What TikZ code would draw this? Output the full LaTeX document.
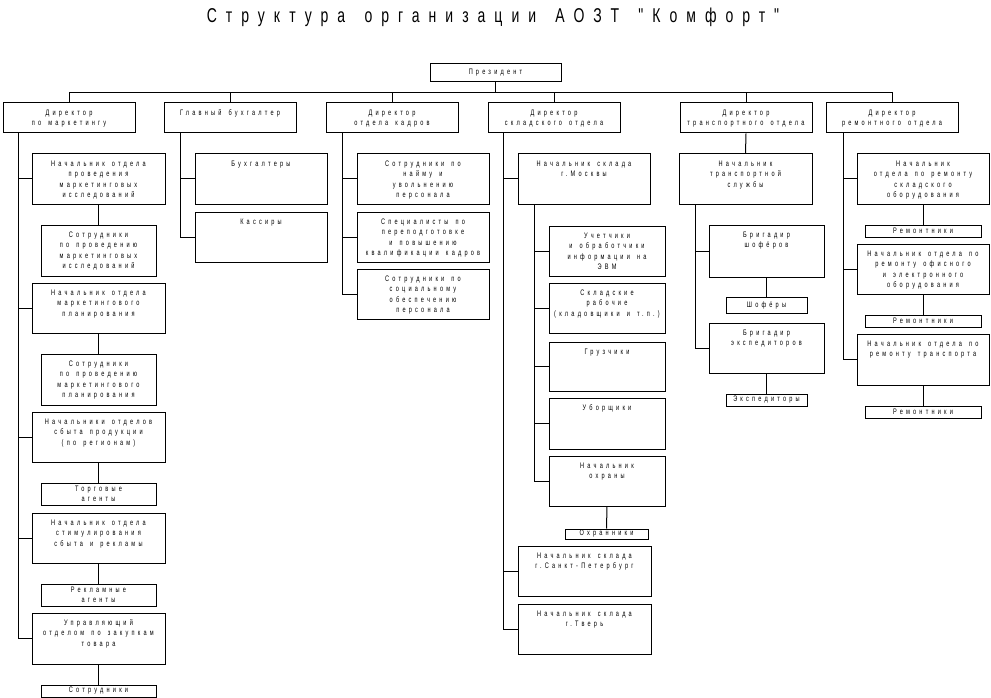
\documentclass[tikz,border=0pt]{standalone}
\usepackage{fontspec}
\newfontfamily\boxfont[FakeStretch=0.7,LetterSpace=40,WordSpace=1.5]{Liberation Sans}
\newfontfamily\ttlfont[FakeStretch=0.7,LetterSpace=45,WordSpace=1.5]{Liberation Sans}
\tikzset{
  box/.style={draw, line width=1pt, inner sep=0pt, font=\boxfont\fontsize{8}{10.3}\selectfont},
  sbox/.style={box, align=center},
  conn/.style={line width=1pt}
}
% top-aligned box: name, x1, y1, x2, y2, text
\newcommand\bx[6]{%
  \node[box] (#1) at ({(#2+#4)/2},{(#3+#5)/2})
  {\parbox[c][\dimexpr#5pt-#3pt\relax][t]{\dimexpr#4pt-#2pt\relax}{\centering\rule{0pt}{12.5pt}#6\par}};}
% centred box
\newcommand\sbx[6]{%
  \node[sbox, minimum width={(#4-#2)*1pt}, minimum height={(#5-#3)*1pt}, text width={(#4-#2)*1pt}] (#1) at ({(#2+#4)/2},{(#3+#5)/2}) {#6};}
\begin{document}
\begin{tikzpicture}[x=1pt,y=-1pt]
\fill[white] (0,0) rectangle (991,698);
\useasboundingbox (0,0) rectangle (991,698);
\node[font=\ttlfont\fontsize{20}{24}\selectfont] (title) at (493,17) {Структура организации АОЗТ "Комфорт"};

\sbx{pres}{430}{64}{561}{82}{Президент}

\bx{d1}{3}{103}{135}{133}{Директор\\по маркетингу}
\bx{d2}{164}{103}{296}{133}{Главный бухгалтер}
\bx{d3}{326}{103}{458}{133}{Директор\\отдела кадров}
\bx{d4}{488}{103}{620}{133}{Директор\\складского отдела}
\bx{d5}{680}{103}{812}{133}{Директор\\транспортного отдела}
\bx{d6}{826}{103}{958}{133}{Директор\\ремонтного отдела}

% marketing
\bx{m1}{32}{154}{165}{204}{Начальник отдела\\проведения\\маркетинговых\\исследований}
\bx{m1s}{41}{225}{156}{276}{Сотрудники\\по проведению\\маркетинговых\\исследований}
\bx{m2}{32}{283}{165}{333}{Начальник отдела\\маркетингового\\планирования}
\bx{m2s}{41}{354}{156}{405}{Сотрудники\\по проведению\\маркетингового\\планирования}
\bx{m3}{32}{412}{165}{462}{Начальники отделов\\сбыта продукции\\(по регионам)}
\sbx{m3s}{41}{483}{156}{505}{Торговые\\агенты}
\bx{m4}{32}{513}{165}{563}{Начальник отдела\\стимулирования\\сбыта и рекламы}
\sbx{m4s}{41}{584}{156}{606}{Рекламные\\агенты}
\bx{m5}{32}{613}{165}{664}{Управляющий\\отделом по закупкам\\товара}
\sbx{m5s}{41}{685}{156}{697}{Сотрудники}

% accounting
\bx{b1}{195}{154}{327}{204}{Бухгалтеры}
\bx{b2}{195}{212}{327}{262}{Кассиры}

% personnel
\bx{k1}{357}{154}{489}{204}{Сотрудники по\\найму и\\увольнению\\персонала}
\bx{k2}{357}{212}{489}{262}{Специалисты по\\переподготовке\\и повышению\\квалификации кадров}
\bx{k3}{357}{269}{489}{319}{Сотрудники по\\социальному\\обеспечению\\персонала}

% warehouse
\bx{s1}{518}{154}{650}{204}{Начальник склада\\г.Москвы}
\bx{s11}{549}{226}{665}{276}{Учетчики\\и обработчики\\информации на\\ЭВМ}
\bx{s12}{549}{283}{665}{333}{Складские\\рабочие\\(кладовщики и т.п.)}
\bx{s13}{549}{342}{665}{391}{Грузчики}
\bx{s14}{549}{398}{665}{449}{Уборщики}
\bx{s15}{549}{456}{665}{506}{Начальник\\охраны}
\sbx{s15s}{565}{529}{648}{539}{Охранники}
\bx{s2}{518}{546}{651}{596}{Начальник склада\\г.Санкт-Петербург}
\bx{s3}{518}{604}{651}{654}{Начальник склада\\г.Тверь}

% transport
\bx{t1}{679}{154}{812}{204}{Начальник\\транспортной\\службы}
\bx{t11}{709}{225}{824}{277}{Бригадир\\шофёров}
\sbx{t11s}{726}{297}{807}{313}{Шофёры}
\bx{t12}{709}{323}{824}{373}{Бригадир\\экспедиторов}
\sbx{t12s}{726}{394}{807}{406}{Экспедиторы}

% repair
\bx{r1}{857}{154}{989}{204}{Начальник\\отдела по ремонту\\складского\\оборудования}
\sbx{r1s}{865}{225}{981}{237}{Ремонтники}
\bx{r2}{857}{244}{989}{294}{Начальник отдела по\\ремонту офисного\\и электронного\\оборудования}
\sbx{r2s}{865}{315}{981}{327}{Ремонтники}
\bx{r3}{857}{334}{989}{385}{Начальник отдела по\\ремонту транспорта}
\sbx{r3s}{865}{406}{981}{418}{Ремонтники}

% connectors
\coordinate (bus) at (0,93);
\coordinate (tm) at (18,0);
\coordinate (tb) at (180,0);
\coordinate (tk) at (342,0);
\coordinate (ts) at (503,0);
\coordinate (tsm) at (534,0);
\coordinate (tt) at (695,0);
\coordinate (tr) at (843,0);

\draw[conn] (pres.south) -- (pres.south |- bus);
\draw[conn] (d1.north) -- (d1.north |- bus) -- (d6.north |- bus) -- (d6.north);
\foreach \d in {d2,d3,d4,d5} \draw[conn] (\d.north) -- (\d.north |- bus);

\draw[conn] (tm |- d1.south) |- (m5.west);
\foreach \m in {m1,m2,m3,m4} \draw[conn] (tm |- \m.west) -- (\m.west);
\foreach \m in {m1,m2,m3,m4,m5} \draw[conn] (\m.south) -- (\m s.north);

\draw[conn] (tb |- d2.south) |- (b2.west);
\draw[conn] (tb |- b1.west) -- (b1.west);

\draw[conn] (tk |- d3.south) |- (k3.west);
\foreach \k in {k1,k2} \draw[conn] (tk |- \k.west) -- (\k.west);

\draw[conn] (ts |- d4.south) |- (s3.west);
\foreach \s in {s1,s2} \draw[conn] (ts |- \s.west) -- (\s.west);
\draw[conn] (tsm |- s1.south) |- (s15.west);
\foreach \s in {s11,s12,s13,s14} \draw[conn] (tsm |- \s.west) -- (\s.west);
\draw[conn] (s15.south) -- (s15s.north);

\draw[conn] (d5.south) -- (t1.north);
\draw[conn] (tt |- t1.south) |- (t12.west);
\draw[conn] (tt |- t11.west) -- (t11.west);
\draw[conn] (t11.south) -- (t11s.north);
\draw[conn] (t12.south) -- (t12s.north);

\draw[conn] (tr |- d6.south) |- (r3.west);
\foreach \r in {r1,r2} \draw[conn] (tr |- \r.west) -- (\r.west);
\foreach \r in {r1,r2,r3} \draw[conn] (\r.south) -- (\r s.north);
\end{tikzpicture}
\end{document}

[Task brief] Quote the preceding listing precisely and completely, omitting its images.

[Solution for this task]
What TikZ code would draw this? Output the full LaTeX document.
\documentclass[tikz,border=0pt]{standalone}
\usepackage{fontspec}
\newfontfamily\boxfont[FakeStretch=0.7,LetterSpace=40,WordSpace=1.5]{Liberation Sans}
\newfontfamily\ttlfont[FakeStretch=0.7,LetterSpace=45,WordSpace=1.5]{Liberation Sans}
\tikzset{
  box/.style={draw, line width=1pt, inner sep=0pt, font=\boxfont\fontsize{8}{10.3}\selectfont},
  sbox/.style={box, align=center},
  conn/.style={line width=1pt}
}
% top-aligned box: name, x1, y1, x2, y2, text
\newcommand\bx[6]{%
  \node[box] (#1) at ({(#2+#4)/2},{(#3+#5)/2})
  {\parbox[c][\dimexpr#5pt-#3pt\relax][t]{\dimexpr#4pt-#2pt\relax}{\centering\rule{0pt}{12.5pt}#6\par}};}
% centred box
\newcommand\sbx[6]{%
  \node[sbox, minimum width={(#4-#2)*1pt}, minimum height={(#5-#3)*1pt}, text width={(#4-#2)*1pt}] (#1) at ({(#2+#4)/2},{(#3+#5)/2}) {#6};}
\begin{document}
\begin{tikzpicture}[x=1pt,y=-1pt]
\fill[white] (0,0) rectangle (991,698);
\useasboundingbox (0,0) rectangle (991,698);
\node[font=\ttlfont\fontsize{20}{24}\selectfont] (title) at (493,17) {Структура организации АОЗТ "Комфорт"};

\sbx{pres}{430}{64}{561}{82}{Президент}

\bx{d1}{3}{103}{135}{133}{Директор\\по маркетингу}
\bx{d2}{164}{103}{296}{133}{Главный бухгалтер}
\bx{d3}{326}{103}{458}{133}{Директор\\отдела кадров}
\bx{d4}{488}{103}{620}{133}{Директор\\складского отдела}
\bx{d5}{680}{103}{812}{133}{Директор\\транспортного отдела}
\bx{d6}{826}{103}{958}{133}{Директор\\ремонтного отдела}

% marketing
\bx{m1}{32}{154}{165}{204}{Начальник отдела\\проведения\\маркетинговых\\исследований}
\bx{m1s}{41}{225}{156}{276}{Сотрудники\\по проведению\\маркетинговых\\исследований}
\bx{m2}{32}{283}{165}{333}{Начальник отдела\\маркетингового\\планирования}
\bx{m2s}{41}{354}{156}{405}{Сотрудники\\по проведению\\маркетингового\\планирования}
\bx{m3}{32}{412}{165}{462}{Начальники отделов\\сбыта продукции\\(по регионам)}
\sbx{m3s}{41}{483}{156}{505}{Торговые\\агенты}
\bx{m4}{32}{513}{165}{563}{Начальник отдела\\стимулирования\\сбыта и рекламы}
\sbx{m4s}{41}{584}{156}{606}{Рекламные\\агенты}
\bx{m5}{32}{613}{165}{664}{Управляющий\\отделом по закупкам\\товара}
\sbx{m5s}{41}{685}{156}{697}{Сотрудники}

% accounting
\bx{b1}{195}{154}{327}{204}{Бухгалтеры}
\bx{b2}{195}{212}{327}{262}{Кассиры}

% personnel
\bx{k1}{357}{154}{489}{204}{Сотрудники по\\найму и\\увольнению\\персонала}
\bx{k2}{357}{212}{489}{262}{Специалисты по\\переподготовке\\и повышению\\квалификации кадров}
\bx{k3}{357}{269}{489}{319}{Сотрудники по\\социальному\\обеспечению\\персонала}

% warehouse
\bx{s1}{518}{154}{650}{204}{Начальник склада\\г.Москвы}
\bx{s11}{549}{226}{665}{276}{Учетчики\\и обработчики\\информации на\\ЭВМ}
\bx{s12}{549}{283}{665}{333}{Складские\\рабочие\\(кладовщики и т.п.)}
\bx{s13}{549}{342}{665}{391}{Грузчики}
\bx{s14}{549}{398}{665}{449}{Уборщики}
\bx{s15}{549}{456}{665}{506}{Начальник\\охраны}
\sbx{s15s}{565}{529}{648}{539}{Охранники}
\bx{s2}{518}{546}{651}{596}{Начальник склада\\г.Санкт-Петербург}
\bx{s3}{518}{604}{651}{654}{Начальник склада\\г.Тверь}

% transport
\bx{t1}{679}{154}{812}{204}{Начальник\\транспортной\\службы}
\bx{t11}{709}{225}{824}{277}{Бригадир\\шофёров}
\sbx{t11s}{726}{297}{807}{313}{Шофёры}
\bx{t12}{709}{323}{824}{373}{Бригадир\\экспедиторов}
\sbx{t12s}{726}{394}{807}{406}{Экспедиторы}

% repair
\bx{r1}{857}{154}{989}{204}{Начальник\\отдела по ремонту\\складского\\оборудования}
\sbx{r1s}{865}{225}{981}{237}{Ремонтники}
\bx{r2}{857}{244}{989}{294}{Начальник отдела по\\ремонту офисного\\и электронного\\оборудования}
\sbx{r2s}{865}{315}{981}{327}{Ремонтники}
\bx{r3}{857}{334}{989}{385}{Начальник отдела по\\ремонту транспорта}
\sbx{r3s}{865}{406}{981}{418}{Ремонтники}

% connectors
\coordinate (bus) at (0,93);
\coordinate (tm) at (18,0);
\coordinate (tb) at (180,0);
\coordinate (tk) at (342,0);
\coordinate (ts) at (503,0);
\coordinate (tsm) at (534,0);
\coordinate (tt) at (695,0);
\coordinate (tr) at (843,0);

\draw[conn] (pres.south) -- (pres.south |- bus);
\draw[conn] (d1.north) -- (d1.north |- bus) -- (d6.north |- bus) -- (d6.north);
\foreach \d in {d2,d3,d4,d5} \draw[conn] (\d.north) -- (\d.north |- bus);

\draw[conn] (tm |- d1.south) |- (m5.west);
\foreach \m in {m1,m2,m3,m4} \draw[conn] (tm |- \m.west) -- (\m.west);
\foreach \m in {m1,m2,m3,m4,m5} \draw[conn] (\m.south) -- (\m s.north);

\draw[conn] (tb |- d2.south) |- (b2.west);
\draw[conn] (tb |- b1.west) -- (b1.west);

\draw[conn] (tk |- d3.south) |- (k3.west);
\foreach \k in {k1,k2} \draw[conn] (tk |- \k.west) -- (\k.west);

\draw[conn] (ts |- d4.south) |- (s3.west);
\foreach \s in {s1,s2} \draw[conn] (ts |- \s.west) -- (\s.west);
\draw[conn] (tsm |- s1.south) |- (s15.west);
\foreach \s in {s11,s12,s13,s14} \draw[conn] (tsm |- \s.west) -- (\s.west);
\draw[conn] (s15.south) -- (s15s.north);

\draw[conn] (d5.south) -- (t1.north);
\draw[conn] (tt |- t1.south) |- (t12.west);
\draw[conn] (tt |- t11.west) -- (t11.west);
\draw[conn] (t11.south) -- (t11s.north);
\draw[conn] (t12.south) -- (t12s.north);

\draw[conn] (tr |- d6.south) |- (r3.west);
\foreach \r in {r1,r2} \draw[conn] (tr |- \r.west) -- (\r.west);
\foreach \r in {r1,r2,r3} \draw[conn] (\r.south) -- (\r s.north);
\end{tikzpicture}
\end{document}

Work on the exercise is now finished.